Below are the records; extract from them the line containing "Generate a LaTeX" to the line containing "node] (4) [right=141pt", both lines included, exactly and with no pictures.

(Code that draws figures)
-- -- --

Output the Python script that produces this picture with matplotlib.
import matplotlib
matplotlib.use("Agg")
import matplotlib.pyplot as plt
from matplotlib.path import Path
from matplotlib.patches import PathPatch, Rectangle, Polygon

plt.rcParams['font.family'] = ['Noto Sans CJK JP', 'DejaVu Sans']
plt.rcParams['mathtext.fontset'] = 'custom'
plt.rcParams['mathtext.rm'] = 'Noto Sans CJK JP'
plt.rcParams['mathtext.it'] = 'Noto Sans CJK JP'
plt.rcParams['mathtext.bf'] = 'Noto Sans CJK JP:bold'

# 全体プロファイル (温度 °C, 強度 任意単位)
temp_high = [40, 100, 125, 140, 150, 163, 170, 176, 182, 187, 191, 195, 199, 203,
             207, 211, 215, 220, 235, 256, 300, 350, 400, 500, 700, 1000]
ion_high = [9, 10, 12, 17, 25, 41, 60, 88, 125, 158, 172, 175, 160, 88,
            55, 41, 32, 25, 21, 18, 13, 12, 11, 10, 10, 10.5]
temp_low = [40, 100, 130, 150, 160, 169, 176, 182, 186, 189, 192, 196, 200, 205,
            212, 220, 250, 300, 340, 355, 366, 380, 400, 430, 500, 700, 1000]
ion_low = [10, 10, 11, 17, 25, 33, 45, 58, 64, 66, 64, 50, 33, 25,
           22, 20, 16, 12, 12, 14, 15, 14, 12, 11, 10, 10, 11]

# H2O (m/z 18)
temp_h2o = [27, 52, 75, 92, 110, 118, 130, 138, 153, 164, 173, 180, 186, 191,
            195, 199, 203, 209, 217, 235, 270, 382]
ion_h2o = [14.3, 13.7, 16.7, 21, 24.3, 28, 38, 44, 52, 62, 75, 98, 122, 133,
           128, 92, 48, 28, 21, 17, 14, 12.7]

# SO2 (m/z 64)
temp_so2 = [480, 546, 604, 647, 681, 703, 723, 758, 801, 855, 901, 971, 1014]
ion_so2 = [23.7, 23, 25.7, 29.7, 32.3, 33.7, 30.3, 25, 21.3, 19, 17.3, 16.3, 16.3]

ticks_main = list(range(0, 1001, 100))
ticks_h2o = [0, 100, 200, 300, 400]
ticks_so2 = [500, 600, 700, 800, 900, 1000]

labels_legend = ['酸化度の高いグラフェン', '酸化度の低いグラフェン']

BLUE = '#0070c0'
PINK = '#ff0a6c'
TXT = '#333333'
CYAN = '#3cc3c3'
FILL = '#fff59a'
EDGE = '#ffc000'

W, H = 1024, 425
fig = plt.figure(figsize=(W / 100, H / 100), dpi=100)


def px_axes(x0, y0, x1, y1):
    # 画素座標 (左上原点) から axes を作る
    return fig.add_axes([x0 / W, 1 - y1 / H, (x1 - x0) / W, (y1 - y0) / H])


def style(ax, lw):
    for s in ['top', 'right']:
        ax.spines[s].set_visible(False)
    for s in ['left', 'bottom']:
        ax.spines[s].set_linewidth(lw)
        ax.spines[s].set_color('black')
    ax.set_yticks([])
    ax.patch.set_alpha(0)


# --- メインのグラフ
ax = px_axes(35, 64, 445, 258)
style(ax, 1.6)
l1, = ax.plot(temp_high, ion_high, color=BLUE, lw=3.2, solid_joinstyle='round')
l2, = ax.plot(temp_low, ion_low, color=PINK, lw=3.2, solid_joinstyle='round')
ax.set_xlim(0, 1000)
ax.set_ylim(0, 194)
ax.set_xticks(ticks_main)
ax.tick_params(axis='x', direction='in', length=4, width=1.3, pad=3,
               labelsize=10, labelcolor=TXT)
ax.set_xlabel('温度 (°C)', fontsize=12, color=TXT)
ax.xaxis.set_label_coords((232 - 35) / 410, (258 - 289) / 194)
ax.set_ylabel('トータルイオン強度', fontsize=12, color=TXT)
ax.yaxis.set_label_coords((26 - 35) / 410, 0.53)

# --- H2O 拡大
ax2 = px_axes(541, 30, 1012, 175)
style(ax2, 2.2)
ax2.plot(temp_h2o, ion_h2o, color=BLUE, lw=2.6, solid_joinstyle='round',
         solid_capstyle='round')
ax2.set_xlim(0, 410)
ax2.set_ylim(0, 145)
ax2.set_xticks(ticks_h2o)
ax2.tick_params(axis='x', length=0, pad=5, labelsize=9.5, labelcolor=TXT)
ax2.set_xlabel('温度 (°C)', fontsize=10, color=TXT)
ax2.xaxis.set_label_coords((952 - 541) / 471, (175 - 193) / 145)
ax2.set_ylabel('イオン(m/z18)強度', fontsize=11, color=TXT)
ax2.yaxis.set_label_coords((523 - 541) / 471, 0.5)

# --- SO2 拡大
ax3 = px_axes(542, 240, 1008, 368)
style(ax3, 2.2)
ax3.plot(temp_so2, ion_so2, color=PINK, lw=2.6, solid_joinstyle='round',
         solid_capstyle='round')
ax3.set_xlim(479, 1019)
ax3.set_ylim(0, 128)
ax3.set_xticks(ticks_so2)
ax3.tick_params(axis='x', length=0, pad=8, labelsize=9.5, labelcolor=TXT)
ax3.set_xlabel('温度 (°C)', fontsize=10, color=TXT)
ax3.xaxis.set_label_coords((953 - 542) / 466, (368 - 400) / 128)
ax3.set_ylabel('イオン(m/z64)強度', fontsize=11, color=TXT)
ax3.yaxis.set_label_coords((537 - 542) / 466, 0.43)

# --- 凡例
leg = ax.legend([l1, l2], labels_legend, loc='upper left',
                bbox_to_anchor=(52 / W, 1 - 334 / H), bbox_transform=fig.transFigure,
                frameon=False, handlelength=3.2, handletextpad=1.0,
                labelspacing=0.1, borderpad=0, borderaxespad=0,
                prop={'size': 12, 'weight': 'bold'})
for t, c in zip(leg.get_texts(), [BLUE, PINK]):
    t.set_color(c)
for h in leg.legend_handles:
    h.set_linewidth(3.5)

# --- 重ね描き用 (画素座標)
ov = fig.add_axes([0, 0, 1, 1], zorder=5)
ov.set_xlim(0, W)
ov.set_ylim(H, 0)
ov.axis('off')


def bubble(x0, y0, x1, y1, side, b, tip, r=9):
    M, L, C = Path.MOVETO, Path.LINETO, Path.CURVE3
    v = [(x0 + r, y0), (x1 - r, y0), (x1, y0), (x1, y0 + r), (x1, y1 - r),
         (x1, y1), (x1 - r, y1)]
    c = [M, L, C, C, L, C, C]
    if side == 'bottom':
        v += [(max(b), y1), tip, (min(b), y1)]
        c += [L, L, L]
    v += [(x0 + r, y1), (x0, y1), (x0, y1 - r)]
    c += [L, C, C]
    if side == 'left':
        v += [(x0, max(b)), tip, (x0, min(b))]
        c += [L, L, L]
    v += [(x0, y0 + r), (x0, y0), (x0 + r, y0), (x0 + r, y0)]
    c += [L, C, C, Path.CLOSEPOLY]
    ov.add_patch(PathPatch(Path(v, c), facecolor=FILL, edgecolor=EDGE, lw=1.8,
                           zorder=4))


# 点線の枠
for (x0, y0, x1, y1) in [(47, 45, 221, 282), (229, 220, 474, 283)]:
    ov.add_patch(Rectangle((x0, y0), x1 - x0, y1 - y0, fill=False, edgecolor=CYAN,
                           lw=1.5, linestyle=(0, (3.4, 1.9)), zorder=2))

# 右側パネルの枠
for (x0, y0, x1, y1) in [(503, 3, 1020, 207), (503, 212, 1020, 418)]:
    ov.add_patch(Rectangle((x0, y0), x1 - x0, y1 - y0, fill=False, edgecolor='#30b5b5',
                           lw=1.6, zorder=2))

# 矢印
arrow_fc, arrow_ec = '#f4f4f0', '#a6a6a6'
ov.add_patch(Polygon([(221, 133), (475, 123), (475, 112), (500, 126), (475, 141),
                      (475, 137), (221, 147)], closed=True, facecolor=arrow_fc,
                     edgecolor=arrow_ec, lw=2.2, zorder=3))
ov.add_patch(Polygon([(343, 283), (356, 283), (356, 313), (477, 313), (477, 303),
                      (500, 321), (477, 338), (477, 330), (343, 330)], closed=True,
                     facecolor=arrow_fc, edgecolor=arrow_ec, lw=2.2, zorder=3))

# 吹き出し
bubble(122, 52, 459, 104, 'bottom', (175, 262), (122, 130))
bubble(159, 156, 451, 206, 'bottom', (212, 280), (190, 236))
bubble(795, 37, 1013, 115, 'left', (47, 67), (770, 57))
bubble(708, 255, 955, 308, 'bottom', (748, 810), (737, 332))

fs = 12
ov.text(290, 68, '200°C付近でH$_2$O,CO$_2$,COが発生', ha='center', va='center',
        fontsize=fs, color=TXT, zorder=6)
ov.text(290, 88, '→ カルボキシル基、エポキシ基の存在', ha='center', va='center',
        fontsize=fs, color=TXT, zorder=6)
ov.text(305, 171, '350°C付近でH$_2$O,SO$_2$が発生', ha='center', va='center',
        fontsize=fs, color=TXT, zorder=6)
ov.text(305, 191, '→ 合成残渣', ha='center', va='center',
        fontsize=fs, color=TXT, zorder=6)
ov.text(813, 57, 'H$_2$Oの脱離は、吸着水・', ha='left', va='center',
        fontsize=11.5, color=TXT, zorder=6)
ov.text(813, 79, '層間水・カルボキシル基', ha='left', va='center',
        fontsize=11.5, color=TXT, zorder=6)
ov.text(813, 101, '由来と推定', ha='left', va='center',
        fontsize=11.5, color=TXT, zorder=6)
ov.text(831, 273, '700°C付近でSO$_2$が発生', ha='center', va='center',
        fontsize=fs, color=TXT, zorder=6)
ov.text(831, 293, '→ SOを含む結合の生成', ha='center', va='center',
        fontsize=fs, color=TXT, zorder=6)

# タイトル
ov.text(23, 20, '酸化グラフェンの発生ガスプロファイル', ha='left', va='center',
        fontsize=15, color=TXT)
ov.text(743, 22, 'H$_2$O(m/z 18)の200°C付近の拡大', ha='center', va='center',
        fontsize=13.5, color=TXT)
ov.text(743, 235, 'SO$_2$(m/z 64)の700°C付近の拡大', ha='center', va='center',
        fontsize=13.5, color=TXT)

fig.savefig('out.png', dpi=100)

-- -- --

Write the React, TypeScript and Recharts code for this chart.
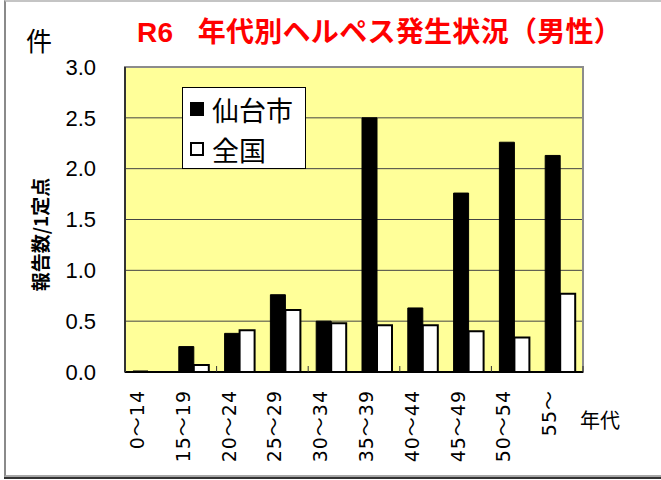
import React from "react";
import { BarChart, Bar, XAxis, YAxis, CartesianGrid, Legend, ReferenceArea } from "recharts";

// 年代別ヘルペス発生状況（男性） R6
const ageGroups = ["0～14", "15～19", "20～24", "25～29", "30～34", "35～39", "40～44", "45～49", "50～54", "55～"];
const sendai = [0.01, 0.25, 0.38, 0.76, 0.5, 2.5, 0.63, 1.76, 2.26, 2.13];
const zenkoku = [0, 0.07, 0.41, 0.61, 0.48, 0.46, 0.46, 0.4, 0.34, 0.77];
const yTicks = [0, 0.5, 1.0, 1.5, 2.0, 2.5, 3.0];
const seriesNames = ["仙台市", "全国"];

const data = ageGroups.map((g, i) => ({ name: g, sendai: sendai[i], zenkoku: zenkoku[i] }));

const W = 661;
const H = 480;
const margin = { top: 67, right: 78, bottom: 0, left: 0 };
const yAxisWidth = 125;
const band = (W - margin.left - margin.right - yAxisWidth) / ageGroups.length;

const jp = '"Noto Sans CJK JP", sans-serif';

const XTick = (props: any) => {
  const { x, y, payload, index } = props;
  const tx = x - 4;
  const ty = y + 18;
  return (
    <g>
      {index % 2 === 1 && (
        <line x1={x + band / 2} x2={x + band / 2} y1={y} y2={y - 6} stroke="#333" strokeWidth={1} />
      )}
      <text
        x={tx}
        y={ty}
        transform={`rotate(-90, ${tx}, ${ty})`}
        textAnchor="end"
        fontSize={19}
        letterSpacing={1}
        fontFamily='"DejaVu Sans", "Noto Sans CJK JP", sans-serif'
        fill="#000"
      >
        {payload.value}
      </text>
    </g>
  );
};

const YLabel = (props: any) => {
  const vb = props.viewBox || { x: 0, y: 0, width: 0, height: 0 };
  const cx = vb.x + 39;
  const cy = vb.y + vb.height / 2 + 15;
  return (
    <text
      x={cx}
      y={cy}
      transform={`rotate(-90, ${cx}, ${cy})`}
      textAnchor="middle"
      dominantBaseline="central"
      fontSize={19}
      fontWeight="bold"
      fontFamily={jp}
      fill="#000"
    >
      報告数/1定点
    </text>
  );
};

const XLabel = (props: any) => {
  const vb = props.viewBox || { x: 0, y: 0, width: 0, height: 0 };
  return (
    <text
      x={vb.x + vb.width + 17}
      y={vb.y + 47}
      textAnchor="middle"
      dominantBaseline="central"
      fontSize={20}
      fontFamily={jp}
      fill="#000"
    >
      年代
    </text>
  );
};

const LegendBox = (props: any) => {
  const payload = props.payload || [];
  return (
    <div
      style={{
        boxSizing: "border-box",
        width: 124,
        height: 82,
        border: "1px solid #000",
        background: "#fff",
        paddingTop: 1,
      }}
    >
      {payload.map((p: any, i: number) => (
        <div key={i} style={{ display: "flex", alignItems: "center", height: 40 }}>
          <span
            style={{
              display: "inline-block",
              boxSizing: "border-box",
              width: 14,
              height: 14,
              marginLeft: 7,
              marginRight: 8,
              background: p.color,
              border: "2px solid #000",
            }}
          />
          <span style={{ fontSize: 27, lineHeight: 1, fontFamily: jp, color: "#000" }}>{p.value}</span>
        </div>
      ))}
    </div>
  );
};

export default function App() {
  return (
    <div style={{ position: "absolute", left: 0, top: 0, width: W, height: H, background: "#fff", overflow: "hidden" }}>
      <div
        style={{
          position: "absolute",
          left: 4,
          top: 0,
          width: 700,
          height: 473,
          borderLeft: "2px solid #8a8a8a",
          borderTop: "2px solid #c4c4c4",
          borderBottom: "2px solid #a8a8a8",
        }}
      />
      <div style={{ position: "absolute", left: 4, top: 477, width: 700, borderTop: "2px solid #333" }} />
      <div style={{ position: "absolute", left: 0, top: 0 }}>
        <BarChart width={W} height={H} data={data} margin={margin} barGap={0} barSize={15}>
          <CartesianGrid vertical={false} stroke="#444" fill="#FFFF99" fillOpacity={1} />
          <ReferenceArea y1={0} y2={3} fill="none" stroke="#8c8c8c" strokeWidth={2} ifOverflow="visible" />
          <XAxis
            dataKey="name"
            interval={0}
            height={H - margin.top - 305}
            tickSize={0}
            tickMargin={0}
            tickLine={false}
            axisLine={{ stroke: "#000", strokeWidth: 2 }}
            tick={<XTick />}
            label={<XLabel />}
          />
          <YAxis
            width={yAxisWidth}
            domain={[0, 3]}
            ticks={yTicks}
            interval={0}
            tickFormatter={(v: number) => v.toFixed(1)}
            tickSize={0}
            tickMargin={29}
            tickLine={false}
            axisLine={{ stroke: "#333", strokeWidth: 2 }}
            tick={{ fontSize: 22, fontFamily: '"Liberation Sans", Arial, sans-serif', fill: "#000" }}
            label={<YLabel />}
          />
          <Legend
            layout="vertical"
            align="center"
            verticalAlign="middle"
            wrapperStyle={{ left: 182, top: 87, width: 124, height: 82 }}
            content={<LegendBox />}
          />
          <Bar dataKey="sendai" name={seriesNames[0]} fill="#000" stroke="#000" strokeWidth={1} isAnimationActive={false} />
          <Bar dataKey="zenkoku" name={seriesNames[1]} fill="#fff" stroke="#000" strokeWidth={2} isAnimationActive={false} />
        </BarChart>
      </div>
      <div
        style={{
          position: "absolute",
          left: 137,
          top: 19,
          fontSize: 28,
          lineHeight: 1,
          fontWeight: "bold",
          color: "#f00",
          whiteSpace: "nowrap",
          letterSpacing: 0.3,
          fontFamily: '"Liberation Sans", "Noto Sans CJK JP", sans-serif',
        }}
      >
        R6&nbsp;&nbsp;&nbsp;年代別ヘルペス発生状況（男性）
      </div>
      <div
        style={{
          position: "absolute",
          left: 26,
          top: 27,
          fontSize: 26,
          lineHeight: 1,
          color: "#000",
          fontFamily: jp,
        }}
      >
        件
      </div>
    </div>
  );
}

-- -- --

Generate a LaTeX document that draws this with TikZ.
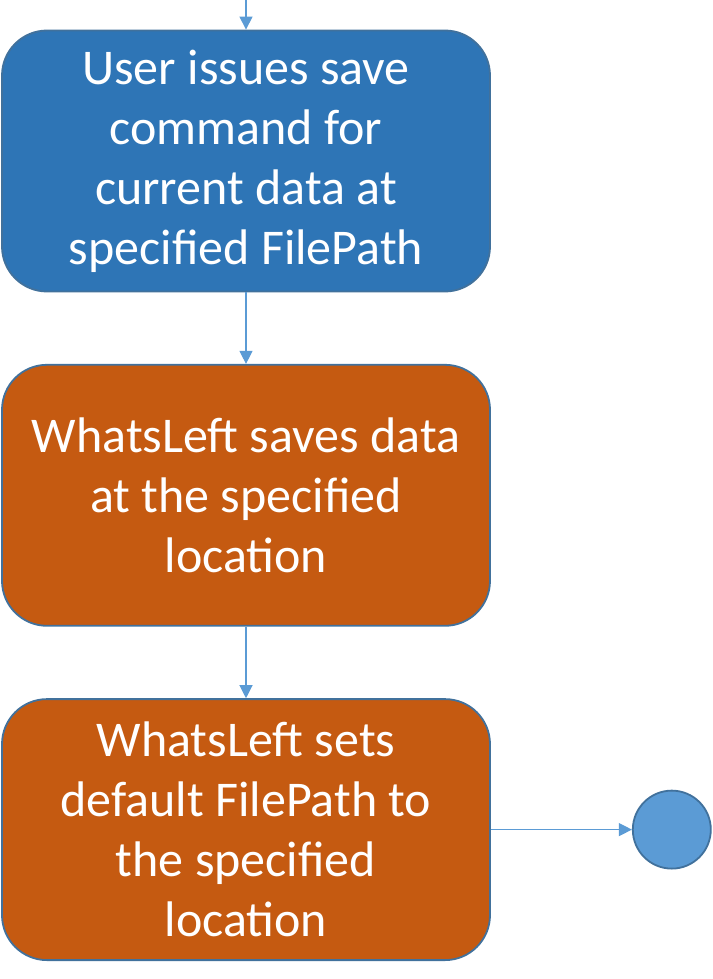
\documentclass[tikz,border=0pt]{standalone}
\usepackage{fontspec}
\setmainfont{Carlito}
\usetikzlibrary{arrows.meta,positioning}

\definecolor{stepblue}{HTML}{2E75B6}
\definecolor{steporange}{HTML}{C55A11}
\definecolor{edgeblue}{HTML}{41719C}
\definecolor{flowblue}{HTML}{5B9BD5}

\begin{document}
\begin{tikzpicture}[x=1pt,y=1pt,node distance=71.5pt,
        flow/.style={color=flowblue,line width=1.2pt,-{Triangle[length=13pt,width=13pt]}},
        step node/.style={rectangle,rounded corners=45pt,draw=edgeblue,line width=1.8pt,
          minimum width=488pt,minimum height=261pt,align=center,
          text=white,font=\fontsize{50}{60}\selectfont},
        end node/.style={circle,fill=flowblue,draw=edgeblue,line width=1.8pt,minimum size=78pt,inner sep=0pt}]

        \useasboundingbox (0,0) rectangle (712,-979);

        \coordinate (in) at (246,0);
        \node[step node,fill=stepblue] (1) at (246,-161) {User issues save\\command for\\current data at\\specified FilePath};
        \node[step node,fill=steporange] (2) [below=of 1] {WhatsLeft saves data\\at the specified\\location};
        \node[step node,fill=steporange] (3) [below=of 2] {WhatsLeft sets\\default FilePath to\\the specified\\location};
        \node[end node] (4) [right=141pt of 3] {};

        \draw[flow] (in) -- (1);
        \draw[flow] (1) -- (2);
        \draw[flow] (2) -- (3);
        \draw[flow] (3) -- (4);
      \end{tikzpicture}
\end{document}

-- -- --

- **WRITTEN ANSWER**:
Generate a LaTeX document that draws this with TikZ.
\documentclass[tikz,border=0pt]{standalone}
\usepackage{fontspec}
\setmainfont{Carlito}
\usetikzlibrary{arrows.meta,positioning}

\definecolor{stepblue}{HTML}{2E75B6}
\definecolor{steporange}{HTML}{C55A11}
\definecolor{edgeblue}{HTML}{41719C}
\definecolor{flowblue}{HTML}{5B9BD5}

\begin{document}
\begin{tikzpicture}[x=1pt,y=1pt,node distance=71.5pt,
        flow/.style={color=flowblue,line width=1.2pt,-{Triangle[length=13pt,width=13pt]}},
        step node/.style={rectangle,rounded corners=45pt,draw=edgeblue,line width=1.8pt,
          minimum width=488pt,minimum height=261pt,align=center,
          text=white,font=\fontsize{50}{60}\selectfont},
        end node/.style={circle,fill=flowblue,draw=edgeblue,line width=1.8pt,minimum size=78pt,inner sep=0pt}]

        \useasboundingbox (0,0) rectangle (712,-979);

        \coordinate (in) at (246,0);
        \node[step node,fill=stepblue] (1) at (246,-161) {User issues save\\command for\\current data at\\specified FilePath};
        \node[step node,fill=steporange] (2) [below=of 1] {WhatsLeft saves data\\at the specified\\location};
        \node[step node,fill=steporange] (3) [below=of 2] {WhatsLeft sets\\default FilePath to\\the specified\\location};
        \node[end node] (4) [right=141pt of 3] {};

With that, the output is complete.